Exercise task:
Do not copy the pictures. Write out the lines from the start of the entries through the line containing "top2, bot2 = 201.5, 584.0".
** begin Source records **
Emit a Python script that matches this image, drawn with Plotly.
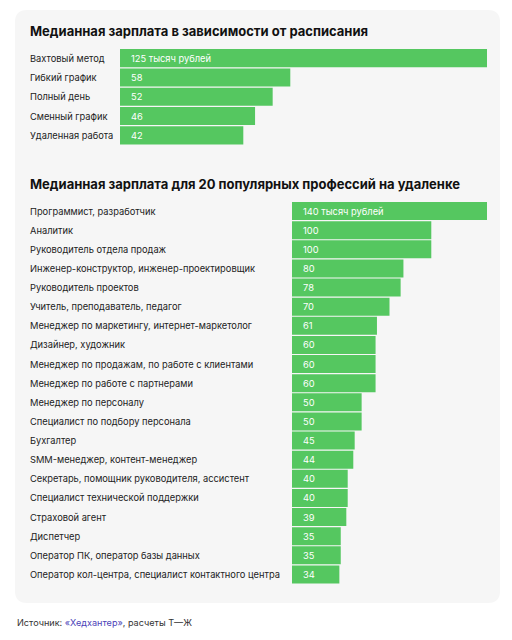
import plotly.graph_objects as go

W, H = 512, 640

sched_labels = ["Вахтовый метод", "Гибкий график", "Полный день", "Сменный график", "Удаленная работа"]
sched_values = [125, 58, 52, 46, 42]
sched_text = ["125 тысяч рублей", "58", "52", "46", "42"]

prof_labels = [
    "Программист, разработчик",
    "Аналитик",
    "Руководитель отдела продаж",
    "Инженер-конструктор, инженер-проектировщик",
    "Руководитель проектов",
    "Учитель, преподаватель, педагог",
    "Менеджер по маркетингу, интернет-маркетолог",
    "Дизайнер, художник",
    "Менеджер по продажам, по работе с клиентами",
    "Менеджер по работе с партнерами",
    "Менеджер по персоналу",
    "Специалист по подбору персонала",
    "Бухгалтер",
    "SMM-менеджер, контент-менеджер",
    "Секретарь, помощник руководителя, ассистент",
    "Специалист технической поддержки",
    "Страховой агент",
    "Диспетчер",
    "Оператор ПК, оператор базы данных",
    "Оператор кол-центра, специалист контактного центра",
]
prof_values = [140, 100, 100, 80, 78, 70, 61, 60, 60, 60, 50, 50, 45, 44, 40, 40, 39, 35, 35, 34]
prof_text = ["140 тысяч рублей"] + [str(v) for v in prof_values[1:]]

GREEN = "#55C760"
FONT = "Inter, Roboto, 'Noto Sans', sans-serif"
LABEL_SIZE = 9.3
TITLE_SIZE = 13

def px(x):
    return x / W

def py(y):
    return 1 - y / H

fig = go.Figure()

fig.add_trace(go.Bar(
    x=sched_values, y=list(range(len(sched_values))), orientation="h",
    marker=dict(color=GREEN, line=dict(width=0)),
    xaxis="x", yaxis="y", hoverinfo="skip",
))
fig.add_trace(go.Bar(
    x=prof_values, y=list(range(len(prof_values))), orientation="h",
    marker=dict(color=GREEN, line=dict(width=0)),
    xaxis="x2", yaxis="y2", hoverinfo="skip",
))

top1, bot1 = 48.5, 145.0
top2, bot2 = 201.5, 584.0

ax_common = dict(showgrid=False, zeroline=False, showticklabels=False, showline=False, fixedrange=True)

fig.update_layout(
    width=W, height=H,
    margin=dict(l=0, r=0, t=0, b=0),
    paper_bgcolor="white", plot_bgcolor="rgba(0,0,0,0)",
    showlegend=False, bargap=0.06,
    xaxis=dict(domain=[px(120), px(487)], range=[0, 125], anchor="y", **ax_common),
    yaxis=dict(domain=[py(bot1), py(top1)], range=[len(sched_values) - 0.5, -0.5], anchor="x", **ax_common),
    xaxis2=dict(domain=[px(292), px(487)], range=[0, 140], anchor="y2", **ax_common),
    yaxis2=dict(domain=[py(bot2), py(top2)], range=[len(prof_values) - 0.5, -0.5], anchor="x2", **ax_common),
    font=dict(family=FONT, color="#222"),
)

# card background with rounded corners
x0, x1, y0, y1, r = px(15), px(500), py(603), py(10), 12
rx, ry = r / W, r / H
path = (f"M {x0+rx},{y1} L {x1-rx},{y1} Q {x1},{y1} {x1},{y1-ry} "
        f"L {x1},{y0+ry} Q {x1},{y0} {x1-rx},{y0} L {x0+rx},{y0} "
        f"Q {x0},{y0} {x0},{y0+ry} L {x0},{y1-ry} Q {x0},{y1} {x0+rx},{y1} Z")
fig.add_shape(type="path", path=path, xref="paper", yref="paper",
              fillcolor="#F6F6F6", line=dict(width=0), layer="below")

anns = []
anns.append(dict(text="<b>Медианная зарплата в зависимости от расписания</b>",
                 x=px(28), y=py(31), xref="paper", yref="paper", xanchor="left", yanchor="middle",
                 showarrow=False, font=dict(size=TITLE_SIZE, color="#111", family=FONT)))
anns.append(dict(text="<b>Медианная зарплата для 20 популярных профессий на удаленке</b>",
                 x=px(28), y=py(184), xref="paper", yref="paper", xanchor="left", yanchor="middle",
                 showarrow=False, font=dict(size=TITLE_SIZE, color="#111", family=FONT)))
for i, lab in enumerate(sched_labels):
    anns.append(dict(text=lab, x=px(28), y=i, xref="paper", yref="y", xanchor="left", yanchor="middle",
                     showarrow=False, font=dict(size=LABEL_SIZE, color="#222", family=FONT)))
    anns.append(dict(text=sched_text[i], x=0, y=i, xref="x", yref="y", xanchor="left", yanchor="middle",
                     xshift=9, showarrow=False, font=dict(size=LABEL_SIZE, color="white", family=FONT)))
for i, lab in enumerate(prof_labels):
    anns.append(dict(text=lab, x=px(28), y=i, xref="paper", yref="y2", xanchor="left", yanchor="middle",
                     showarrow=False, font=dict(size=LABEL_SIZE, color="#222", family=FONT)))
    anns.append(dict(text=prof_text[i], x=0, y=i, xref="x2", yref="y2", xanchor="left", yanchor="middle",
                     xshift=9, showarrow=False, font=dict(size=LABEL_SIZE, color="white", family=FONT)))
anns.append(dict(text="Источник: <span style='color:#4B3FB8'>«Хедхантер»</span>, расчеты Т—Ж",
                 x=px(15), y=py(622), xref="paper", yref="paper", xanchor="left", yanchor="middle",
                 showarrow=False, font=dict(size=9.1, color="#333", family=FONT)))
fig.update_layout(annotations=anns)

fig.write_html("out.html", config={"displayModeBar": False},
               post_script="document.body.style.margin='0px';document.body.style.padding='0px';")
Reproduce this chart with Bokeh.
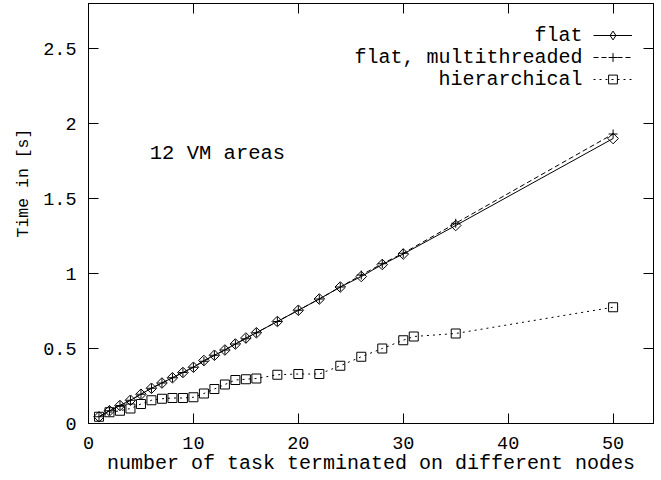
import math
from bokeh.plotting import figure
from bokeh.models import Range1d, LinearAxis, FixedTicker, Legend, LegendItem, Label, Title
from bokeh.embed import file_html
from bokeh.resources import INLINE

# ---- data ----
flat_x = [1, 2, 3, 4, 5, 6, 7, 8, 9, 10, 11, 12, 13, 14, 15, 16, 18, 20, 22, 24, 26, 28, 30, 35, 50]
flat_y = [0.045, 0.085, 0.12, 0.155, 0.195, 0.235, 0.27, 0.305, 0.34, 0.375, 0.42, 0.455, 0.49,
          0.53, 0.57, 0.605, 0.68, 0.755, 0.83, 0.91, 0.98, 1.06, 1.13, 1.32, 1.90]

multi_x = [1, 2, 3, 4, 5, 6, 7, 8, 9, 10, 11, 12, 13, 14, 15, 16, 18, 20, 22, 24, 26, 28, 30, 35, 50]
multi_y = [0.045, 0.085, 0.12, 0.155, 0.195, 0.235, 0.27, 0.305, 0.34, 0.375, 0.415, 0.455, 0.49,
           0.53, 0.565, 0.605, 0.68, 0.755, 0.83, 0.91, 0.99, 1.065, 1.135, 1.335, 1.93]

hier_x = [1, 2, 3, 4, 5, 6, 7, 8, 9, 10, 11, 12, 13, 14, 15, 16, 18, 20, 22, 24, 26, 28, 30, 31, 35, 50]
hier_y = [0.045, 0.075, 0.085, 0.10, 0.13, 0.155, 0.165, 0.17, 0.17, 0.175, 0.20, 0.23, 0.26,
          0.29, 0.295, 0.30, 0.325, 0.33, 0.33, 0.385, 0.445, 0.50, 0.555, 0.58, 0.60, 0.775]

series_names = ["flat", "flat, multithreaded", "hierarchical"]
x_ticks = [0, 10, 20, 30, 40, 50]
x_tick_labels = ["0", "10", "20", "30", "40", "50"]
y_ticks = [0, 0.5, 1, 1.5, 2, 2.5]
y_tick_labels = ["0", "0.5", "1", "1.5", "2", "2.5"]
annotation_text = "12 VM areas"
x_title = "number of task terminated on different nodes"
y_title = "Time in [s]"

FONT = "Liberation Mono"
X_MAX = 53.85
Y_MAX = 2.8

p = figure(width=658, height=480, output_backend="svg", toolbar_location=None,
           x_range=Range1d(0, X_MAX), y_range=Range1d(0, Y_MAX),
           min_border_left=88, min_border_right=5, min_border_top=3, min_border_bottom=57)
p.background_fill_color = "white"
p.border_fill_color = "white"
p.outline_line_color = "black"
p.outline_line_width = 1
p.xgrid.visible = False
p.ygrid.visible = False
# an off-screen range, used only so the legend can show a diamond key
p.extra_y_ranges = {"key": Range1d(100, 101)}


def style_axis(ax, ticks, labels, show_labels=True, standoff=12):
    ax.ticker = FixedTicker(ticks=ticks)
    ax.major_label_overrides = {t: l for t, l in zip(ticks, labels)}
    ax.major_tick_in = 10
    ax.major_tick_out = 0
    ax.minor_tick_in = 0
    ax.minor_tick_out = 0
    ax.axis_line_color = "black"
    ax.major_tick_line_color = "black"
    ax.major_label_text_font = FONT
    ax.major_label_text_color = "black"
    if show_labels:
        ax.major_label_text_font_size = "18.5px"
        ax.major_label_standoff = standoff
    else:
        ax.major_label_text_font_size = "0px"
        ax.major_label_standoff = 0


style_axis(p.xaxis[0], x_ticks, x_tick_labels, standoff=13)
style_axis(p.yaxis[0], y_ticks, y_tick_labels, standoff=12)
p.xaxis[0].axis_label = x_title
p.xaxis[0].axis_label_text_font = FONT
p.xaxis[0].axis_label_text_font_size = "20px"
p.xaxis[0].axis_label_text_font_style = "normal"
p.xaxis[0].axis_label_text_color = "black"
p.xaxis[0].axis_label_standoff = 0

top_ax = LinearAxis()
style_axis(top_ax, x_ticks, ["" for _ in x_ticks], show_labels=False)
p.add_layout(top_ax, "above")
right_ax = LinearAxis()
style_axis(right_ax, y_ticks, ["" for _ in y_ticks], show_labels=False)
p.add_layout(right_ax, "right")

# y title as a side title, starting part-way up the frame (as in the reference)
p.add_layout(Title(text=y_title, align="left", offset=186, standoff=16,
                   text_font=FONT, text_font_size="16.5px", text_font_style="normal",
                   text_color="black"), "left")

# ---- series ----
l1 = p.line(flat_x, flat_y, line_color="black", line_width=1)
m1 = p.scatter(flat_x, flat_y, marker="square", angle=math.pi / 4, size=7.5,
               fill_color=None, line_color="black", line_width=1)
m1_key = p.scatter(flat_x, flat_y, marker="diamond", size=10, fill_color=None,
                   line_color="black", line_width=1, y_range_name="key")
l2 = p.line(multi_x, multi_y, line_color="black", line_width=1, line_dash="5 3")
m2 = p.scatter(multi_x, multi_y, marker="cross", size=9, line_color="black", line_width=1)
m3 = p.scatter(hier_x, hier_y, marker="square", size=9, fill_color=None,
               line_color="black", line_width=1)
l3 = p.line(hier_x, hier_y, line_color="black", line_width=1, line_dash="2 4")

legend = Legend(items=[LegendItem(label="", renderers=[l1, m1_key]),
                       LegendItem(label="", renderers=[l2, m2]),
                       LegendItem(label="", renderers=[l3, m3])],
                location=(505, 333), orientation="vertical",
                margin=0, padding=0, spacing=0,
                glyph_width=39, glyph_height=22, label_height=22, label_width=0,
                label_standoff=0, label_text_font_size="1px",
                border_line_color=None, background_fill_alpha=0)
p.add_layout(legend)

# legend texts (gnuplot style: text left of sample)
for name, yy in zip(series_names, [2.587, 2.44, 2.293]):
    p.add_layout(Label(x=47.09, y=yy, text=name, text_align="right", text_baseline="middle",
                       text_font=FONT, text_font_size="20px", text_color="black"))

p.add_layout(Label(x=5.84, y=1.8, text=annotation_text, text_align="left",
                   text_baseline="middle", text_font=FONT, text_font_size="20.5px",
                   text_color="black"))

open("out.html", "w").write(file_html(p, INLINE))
** end Source records **
Task answer:
Emit a Python script that matches this image, drawn with Plotly.
import plotly.graph_objects as go

W, H = 512, 640

sched_labels = ["Вахтовый метод", "Гибкий график", "Полный день", "Сменный график", "Удаленная работа"]
sched_values = [125, 58, 52, 46, 42]
sched_text = ["125 тысяч рублей", "58", "52", "46", "42"]

prof_labels = [
    "Программист, разработчик",
    "Аналитик",
    "Руководитель отдела продаж",
    "Инженер-конструктор, инженер-проектировщик",
    "Руководитель проектов",
    "Учитель, преподаватель, педагог",
    "Менеджер по маркетингу, интернет-маркетолог",
    "Дизайнер, художник",
    "Менеджер по продажам, по работе с клиентами",
    "Менеджер по работе с партнерами",
    "Менеджер по персоналу",
    "Специалист по подбору персонала",
    "Бухгалтер",
    "SMM-менеджер, контент-менеджер",
    "Секретарь, помощник руководителя, ассистент",
    "Специалист технической поддержки",
    "Страховой агент",
    "Диспетчер",
    "Оператор ПК, оператор базы данных",
    "Оператор кол-центра, специалист контактного центра",
]
prof_values = [140, 100, 100, 80, 78, 70, 61, 60, 60, 60, 50, 50, 45, 44, 40, 40, 39, 35, 35, 34]
prof_text = ["140 тысяч рублей"] + [str(v) for v in prof_values[1:]]

GREEN = "#55C760"
FONT = "Inter, Roboto, 'Noto Sans', sans-serif"
LABEL_SIZE = 9.3
TITLE_SIZE = 13

def px(x):
    return x / W

def py(y):
    return 1 - y / H

fig = go.Figure()

fig.add_trace(go.Bar(
    x=sched_values, y=list(range(len(sched_values))), orientation="h",
    marker=dict(color=GREEN, line=dict(width=0)),
    xaxis="x", yaxis="y", hoverinfo="skip",
))
fig.add_trace(go.Bar(
    x=prof_values, y=list(range(len(prof_values))), orientation="h",
    marker=dict(color=GREEN, line=dict(width=0)),
    xaxis="x2", yaxis="y2", hoverinfo="skip",
))

top1, bot1 = 48.5, 145.0
top2, bot2 = 201.5, 584.0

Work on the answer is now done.